The big question now is: does anybody still care? People of modest financial means will have to fork out cash they don’t have for a DTT STB if they want to watch free-to-air TV, which for generations has required no more than an off-the-shelf TV set and an annual licence fee. Those with the financial means to pay for DSTV, or Netflix, or Amazon Prime, or any combination of the growing number of online streaming platforms, have already done so, and are likely to view a free-to-air bouquet as second-rate content.
Of course, if this long drawn out process has taught us anything, it’s that what government says and what government does are in absolutely no way related. If anything, the two concepts seem to reside in parallel universes that are unaware of each other’s existence. A new hurdle has also been thrown in the way by Telkom’s lawsuit against ICASA, which lawsuit succeeded in halting the planned licencing auction that would have freed up wireless spectrum to enable the switch-over. Telkom’s argument is that it won’t have immediate access to the spectrum bands still used by analog broadcasters but will be expected to pay for access to the spectrum upfront. Telkom argues that this is unfair to smaller mobile players that do not have the same financial resources as Vodacom and MTN.

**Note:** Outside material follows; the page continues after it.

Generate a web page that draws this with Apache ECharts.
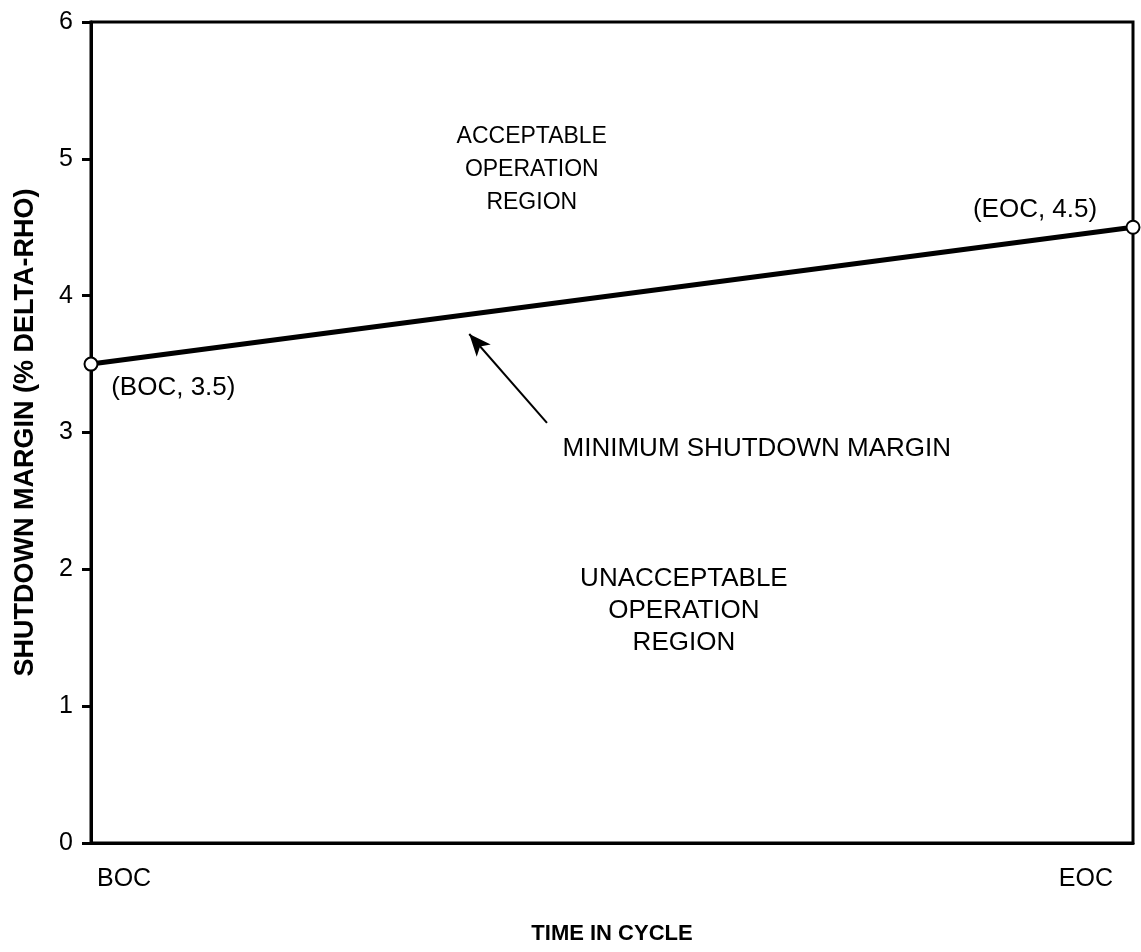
<!DOCTYPE html>
<html>
<head>
<meta charset="utf-8">
<script src="https://cdn.jsdelivr.net/npm/echarts@6/dist/echarts.min.js"></script>
<style>
  html, body { margin: 0; padding: 0; background: #fff; }
  #chart { width: 1141px; height: 952px; }
</style>
</head>
<body>
<div id="chart"></div>
<script>
// x: 0 = BOC, 1 = EOC
const xTickLabels = ['BOC', 'EOC']
const marginLine = [[0, 3.5], [1, 4.5]]

// text notes placed in data coords: x, y, text, font size
const notes = [
  [0.423, 4.92, 'ACCEPTABLE\nOPERATION\nREGION', 23],
  [0.906, 4.63, '(EOC, 4.5)', 26],
  [0.079, 3.33, '(BOC, 3.5)', 26],
  [0.639, 2.88, 'MINIMUM SHUTDOWN MARGIN', 26],
  [0.569, 1.70, 'UNACCEPTABLE\nOPERATION\nREGION', 26]
]
// arrow tail -> tip
const arrow = [[0.4376, 3.07], [0.363, 3.72]]

const font = 'Arial, "Liberation Sans", sans-serif'
const chart = echarts.init(document.getElementById('chart'))

chart.setOption({
  animation: false,
  backgroundColor: '#fff',
  textStyle: { fontFamily: font, color: '#000' },
  grid: {
    left: 91, right: 8, top: 22, bottom: 109,
    show: true, borderColor: '#000', borderWidth: 3, backgroundColor: 'transparent'
  },
  xAxis: {
    type: 'value', min: 0, max: 1, interval: 1,
    name: 'TIME IN CYCLE', nameLocation: 'middle', nameGap: 80,
    nameTextStyle: { fontFamily: font, fontWeight: 'bold', fontSize: 22, color: '#000' },
    axisLine: { lineStyle: { color: '#000', width: 3 } },
    axisTick: { show: false },
    splitLine: { show: false },
    axisLabel: {
      margin: 24, color: '#000', fontFamily: font,
      alignMinLabel: 'left', alignMaxLabel: 'right',
      formatter: v => v === 0 ? '{l|' + xTickLabels[0] + '}' : '{r|' + xTickLabels[1] + '}',
      rich: {
        l: { fontSize: 25, fontFamily: font, color: '#000', padding: [0, 0, 0, 6] },
        r: { fontSize: 25, fontFamily: font, color: '#000', padding: [0, 20, 0, 0] }
      }
    }
  },
  yAxis: {
    type: 'value', min: 0, max: 6, interval: 1,
    name: 'SHUTDOWN MARGIN (% DELTA-RHO)', nameLocation: 'middle', nameGap: 52,
    nameTextStyle: { fontFamily: font, fontWeight: 'bold', fontSize: 27, color: '#000' },
    axisLine: { lineStyle: { color: '#000', width: 3 } },
    axisTick: { length: 9, lineStyle: { color: '#000', width: 3 } },
    splitLine: { show: false },
    axisLabel: { margin: 18, fontSize: 25, color: '#000', fontFamily: font }
  },
  series: [
    {
      type: 'line', data: marginLine, clip: false, z: 5,
      lineStyle: { color: '#000', width: 5 },
      symbol: 'circle', symbolSize: 13,
      itemStyle: { color: '#fff', borderColor: '#000', borderWidth: 2 },
      markLine: {
        silent: true,
        symbol: ['none', 'arrow'], symbolSize: [14, 22],
        lineStyle: { color: '#000', width: 2, type: 'solid' },
        label: { show: false },
        data: [[{ coord: arrow[0] }, { coord: arrow[1] }]]
      }
    },
    {
      type: 'scatter', symbolSize: 1, silent: true,
      itemStyle: { color: 'rgba(0,0,0,0)', opacity: 1 },
      data: notes.map(n => ({
        value: [n[0], n[1]],
        label: {
          formatter: n[2], fontSize: n[3], lineHeight: n[3] === 23 ? 33 : 32
        }
      })),
      label: {
        show: true, position: 'inside',
        fontFamily: font, color: '#000', align: 'center'
      }
    }
  ]
})
</script>
</body>
</html>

Hypothetically speaking, if everything goes according to plan, local electronics manufacturers will find themselves embroiled in a free market for the production and sale of DTT STBs, competing against the likes of the Chinese and others who can make them cheaper. The global shortage of electronic components isn’t helping things either (read more about that on page 4) and companies will understandably be targeting established, lucrative markets, which digital TV most certainly is not. Government’s policy on local procurement is supposed to make it a more level playing field for local manufacturers, but as history has shown us on this front, the lips move to distract our attention away from the idle hands.